■はじめに
―執筆 特定社会保険労務士 山本多聞
日ごろから社会保険や雇用保険の手続きをしていると、しばしば、氏名の漢字やフリガナの間違いが出てきます。
たとえば、渡邊さんを渡邉さんにしたり、髙橋さんを高橋さんにしたり…。また、最近の子供さんは変わった名前が多く、しばしば伝達時に間違えてしまうこともあります。
資格取得時の手続きですと、賃金の額が手当の支給などで当初の予想と大きくずれたり、年金手帳や雇用保険証を複数枚持っていたりといったような事が、手続き後に発覚する場合があります。
こうした場合に、氏名や生年月日などを間違えたままにしておくと、実際に病院で保険にかかるとき、あるいは、失業給付や年金を受ける時などの際に支障が出ることがあります。
また、標準報酬月額が実際の報酬額と大きくずれていると、年金事務所調査の際などに指摘され、修正しなければならないことがあります。
遅れてしまいがちですが、必ず正しいデータに修正する手続きを取っておきましょう。
■間違いが見つかった時の社会保険手続き・期限はいつまで?
(氏名に間違いが見つかった場合)
・健康保険・厚生年金保険 氏名変更(訂正)届
→ 事実が発覚してから速やかに年金事務所へ
健康保険証については正しいものと差し替えになりますので、間違えたものは手続き時に年金事務所(健康保険協会)へ返却します。
(生年月日・資格取得日・報酬などに間違いが見つかった場合)
・健康保険・厚生年金保険 資格取得(取得等訂正)届
→ 事実が発覚してから速やかに年金事務所へ
資格取得届の用紙に朱書きで訂正を行います。めったにありませんが、そもそも資格取得の手続き自体が間違いであった場合も同様です。
(年金手帳が複数枚見つかった場合)
・基礎年金番号重複取消届
→ 事実が発覚してから速やかに年金事務所へ
従業員が年金手帳を複数枚所持していることがあります。各々の年金手帳に書かれた基礎年金番号に応じた保険料納付期間(被保険者期間)があり、これらを通算することで年金額が多くなりますので、必ず年金手帳(基礎年金番号)を統合する手続きを行いましょう。
執筆者(特定社会保険労務士 山本多聞)からのアドバイス
―間違えた健康保険証でも、事業所番号や被保険者番号は変わりません。
手続きを間違えてしまった健康保険証でも、一度振り出された事業所番号や被保険者番号は変わりません(資格取得の手続きを取り消す場合、その番号は欠番になります)。
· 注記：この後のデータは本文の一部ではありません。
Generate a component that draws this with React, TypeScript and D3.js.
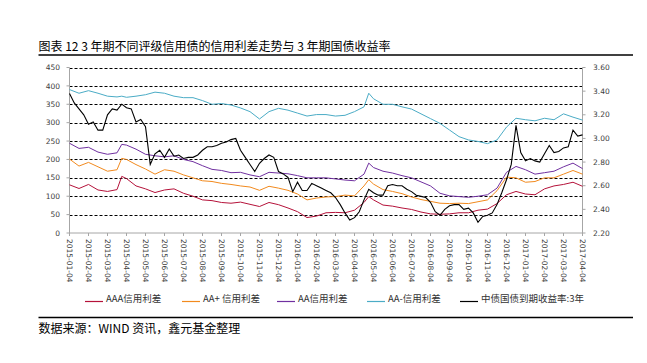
import React from "react";
import * as d3 from "d3";

const tickLabels = [
  "2015-01-04", "2015-02-04", "2015-03-04", "2015-04-04", "2015-05-04", "2015-06-04", "2015-07-04",
  "2015-08-04", "2015-09-04", "2015-10-04", "2015-11-04", "2015-12-04", "2016-01-04", "2016-02-04",
  "2016-03-04", "2016-04-04", "2016-05-04", "2016-06-04", "2016-07-04", "2016-08-04", "2016-09-04",
  "2016-10-04", "2016-11-04", "2016-12-04", "2017-01-04", "2017-02-04", "2017-03-04", "2017-04-04",
];

const leftTicks = [0, 50, 100, 150, 200, 250, 300, 350, 400, 450];
const rightTicks = [2.2, 2.4, 2.6, 2.8, 3.0, 3.2, 3.4, 3.6];

// month offsets (from 2015-01-04) of the spread samples
const spreadMonths = [
  0, 0.5, 1, 1.5, 2, 2.5, 2.75, 3, 3.5, 4, 4.5, 5, 5.5, 6, 6.5, 7, 7.5, 8, 8.5, 9, 9.5, 10, 10.5, 11, 11.5,
  12, 12.5, 13, 13.5, 14, 14.5, 15, 15.5, 15.75, 16, 16.5, 17, 17.5, 18, 18.5, 19, 19.5, 20, 20.5, 21,
  21.5, 22, 22.5, 23, 23.5, 24, 24.5, 25, 25.5, 26, 26.5, 27,
];

const aaaSpread = [
  131, 121, 132, 117, 113, 118, 154, 148, 128, 120, 110, 117, 120, 108, 100, 90, 88, 83, 81, 84, 78, 72, 83,
  77, 68, 58, 42, 46, 55, 56, 55, 62, 83, 99, 90, 76, 73, 68, 64, 57, 52, 51, 52, 55, 55, 62, 65, 80, 104,
  113, 106, 104, 120, 128, 132, 138, 127,
];

const aaPlusSpread = [
  201, 182, 192, 180, 168, 172, 203, 200, 186, 174, 160, 172, 168, 158, 150, 142, 140, 135, 132, 128, 125,
  116, 127, 122, 116, 106, 90, 95, 98, 99, 103, 101, 128, 145, 133, 118, 113, 107, 98, 91, 86, 81, 80, 81,
  80, 85, 90, 115, 152, 150, 138, 140, 150, 150, 160, 170, 160,
];

const aaSpread = [
  244, 230, 233, 220, 214, 218, 241, 239, 228, 214, 210, 207, 210, 200, 194, 183, 173, 170, 164, 165, 158,
  153, 165, 163, 161, 156, 150, 150, 150, 147, 144, 142, 160, 190, 178, 168, 163, 156, 150, 139, 128, 108,
  101, 99, 97, 100, 104, 122, 165, 181, 172, 160, 164, 168, 180, 190, 175,
];

const aaMinusSpread = [
  390, 380, 387, 380, 372, 370, 372, 369, 372, 376, 383, 380, 372, 368, 368, 360, 350, 352, 348, 340, 330,
  310, 330, 339, 334, 326, 318, 322, 322, 318, 320, 330, 343, 380, 365, 350, 350, 343, 337, 324, 311, 298,
  280, 262, 253, 249, 243, 253, 288, 312, 308, 305, 312, 308, 324, 315, 307,
];

// 3y treasury yield, sampled every quarter month
const yieldStep = 0.25;
const treasuryYield3y = [
  3.38, 3.30, 3.25, 3.20, 3.12, 3.14, 3.07, 3.07, 3.20, 3.25, 3.24, 3.29, 3.26, 3.25, 3.14, 3.16,
  3.10, 2.78, 2.87, 2.90, 2.84, 2.91, 2.85, 2.86, 2.83, 2.84, 2.84, 2.86, 2.90, 2.93, 2.93, 2.94,
  2.96, 2.97, 2.99, 3.00, 2.90, 2.84, 2.78, 2.72, 2.79, 2.83, 2.86, 2.84, 2.72, 2.70, 2.67, 2.55,
  2.63, 2.56, 2.56, 2.62, 2.60, 2.58, 2.56, 2.54, 2.50, 2.44, 2.37, 2.31, 2.33, 2.38, 2.48, 2.57,
  2.54, 2.52, 2.52, 2.60, 2.61, 2.60, 2.60, 2.57, 2.55, 2.52, 2.51, 2.50, 2.46, 2.38, 2.35, 2.40,
  2.43, 2.44, 2.44, 2.40, 2.41, 2.37, 2.29, 2.34, 2.35, 2.37, 2.44, 2.54, 2.65, 2.78, 3.11, 2.88,
  2.81, 2.83, 2.81, 2.80, 2.87, 2.94, 2.88, 2.89, 2.92, 2.93, 3.07, 3.02, 3.03,
];

const seriesNames = ["AAA信用利差", "AA+ 信用利差", "AA信用利差", "AA-信用利差", "中债国债到期收益率:3年"];
const seriesColors = ["#B5123A", "#F28A1E", "#7030A0", "#4BACC6", "#000000"];
const legendX = [85, 182, 277, 367, 460];

const W = 647;
const H = 363;
const plot = { left: 69.5, right: 582.5, top: 67.5, bottom: 233 };

export default function App() {
  const x = d3.scaleLinear().domain([0, tickLabels.length - 1]).range([plot.left, plot.right]);
  const yL = d3.scaleLinear().domain([0, 450]).range([plot.bottom, plot.top]);
  const yR = d3.scaleLinear().domain([2.2, 3.6]).range([plot.bottom, plot.top]);

  const spreadLine = d3
    .line<number>()
    .x((_, i) => x(spreadMonths[i]))
    .y((d) => yL(d));
  const yieldLine = d3
    .line<number>()
    .x((_, i) => x(i * yieldStep))
    .y((d) => yR(d));

  const spreads = [aaaSpread, aaPlusSpread, aaSpread, aaMinusSpread];
  const tickFont = "'DejaVu Sans', Verdana, sans-serif";
  const cjkFont = "'Noto Sans CJK SC', 'Noto Sans', sans-serif";
  const axisColor = "#A6A6A6";
  const labelColor = "#404040";

  return (
    <svg
      width={W}
      height={H}
      viewBox={`0 0 ${W} ${H}`}
      style={{ position: "absolute", left: 0, top: 0, background: "#fff" }}
    >
      <rect x={0} y={0} width={W} height={H} fill="#fff" />
      <text x={38.5} y={51} fontFamily={cjkFont} fontSize={12} fill="#000">
        图表 12 3 年期不同评级信用债的信用利差走势与 3 年期国债收益率
      </text>
      <line x1={38.5} x2={633} y1={55} y2={55} stroke="#000" strokeWidth={1.5} />

      {/* gridlines */}
      {leftTicks
        .filter((t) => t > 0)
        .map((t) => (
          <line
            key={"g" + t}
            x1={plot.left}
            x2={plot.right}
            y1={Math.round(yL(t)) + 0.5}
            y2={Math.round(yL(t)) + 0.5}
            stroke="#000"
            strokeWidth={1}
            strokeDasharray="3,2"
          />
        ))}

      {/* axes */}
      <line x1={plot.left} x2={plot.left} y1={plot.top} y2={plot.bottom} stroke={axisColor} />
      <line x1={plot.right} x2={plot.right} y1={plot.top} y2={plot.bottom} stroke={axisColor} />
      <line x1={plot.left} x2={plot.right} y1={plot.bottom} y2={plot.bottom} stroke={axisColor} />

      {leftTicks.map((t) => (
        <g key={"l" + t}>
          <line x1={plot.left - 3} x2={plot.left} y1={yL(t)} y2={yL(t)} stroke={axisColor} />
          <text
            x={60}
            y={yL(t)}
            dy="0.35em"
            textAnchor="end"
            fontFamily={tickFont}
            fontSize={7.5}
            fill={labelColor}
          >
            {t}
          </text>
        </g>
      ))}

      {rightTicks.map((t) => (
        <g key={"r" + t}>
          <line x1={plot.right} x2={plot.right + 3} y1={yR(t)} y2={yR(t)} stroke={axisColor} />
          <text
            x={593}
            y={yR(t)}
            dy="0.35em"
            textAnchor="start"
            fontFamily={tickFont}
            fontSize={7.5}
            fill={labelColor}
          >
            {t.toFixed(2)}
          </text>
        </g>
      ))}

      {tickLabels.map((lab, i) => (
        <g key={lab}>
          <line x1={x(i)} x2={x(i)} y1={plot.bottom} y2={plot.bottom + 3} stroke={axisColor} />
          <text
            transform={`translate(${x(i)},${239}) rotate(90)`}
            dy="0.35em"
            textAnchor="start"
            fontFamily={tickFont}
            fontSize={7.5}
            fill={labelColor}
          >
            {lab}
          </text>
        </g>
      ))}

      {/* series */}
      {spreads.map((s, k) => (
        <path key={"s" + k} d={spreadLine(s) || ""} fill="none" stroke={seriesColors[k]} strokeWidth={1} />
      ))}
      <path d={yieldLine(treasuryYield3y) || ""} fill="none" stroke={seriesColors[4]} strokeWidth={1.1} />

      {/* legend */}
      {seriesNames.map((name, k) => (
        <g key={name}>
          <line
            x1={legendX[k]}
            x2={legendX[k] + 18}
            y1={301.5}
            y2={301.5}
            stroke={seriesColors[k]}
            strokeWidth={1.2}
          />
          <text x={legendX[k] + 21} y={302} fontFamily={cjkFont} fontSize={9.5} fill="#333">
            {name}
          </text>
        </g>
      ))}

      <line x1={38.5} x2={633} y1={317.5} y2={317.5} stroke="#000" strokeWidth={1.5} />
      <text x={38.5} y={332.5} fontFamily={cjkFont} fontSize={12} fill="#000">
        数据来源：WIND 资讯，鑫元基金整理
      </text>
    </svg>
  );
}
これにより、もし、病院などに通院中の場合には、間違えた健康保険証であっても、事情を説明すれば受け付けてくれることがあります。
■間違いが見つかった時の雇用保険手続き・期限はいつまで?
(氏名・生年月日に間違いが見つかった場合)
・雇用保険 被保険者資格取得等届訂正願
→ 事実が発覚してから速やかにハローワークへ
(雇用保険被保険者証が複数枚見つかった場合)
・雇用保険 被保険者証統一届
→ 事実が発覚してから速やかにハローワークへ
氏名・生年月日・報酬などに間違いが見つかった時などの手続き
よくある問題と解決策
Case1
従業員の入社時に予定していた以上に手当を支払うことになり、当初予定していた標準報酬の範囲を上回るが、訂正の手続きが必要か。
解決策
1等級の差であれば、一般的には取得等訂正の手続きの必要はないとされています。2等級以上の差であれば、取得等訂正が必要です。
Case2
以前に社会保険の手続きでマイナンバーを届け出たことがあるため、データが住民票とひも付けられ、氏名やフリガナの間違いはそもそも起こらないのではないか。
解決策
マイナンバーを届け出ると住民票のデータと社会保険の被保険者データがひも付けられ、資格取得届の氏名やフリガナに間違いがあっても住民票のデータ通り補正されるはずなのですが、今のところそのようにはなっておりません。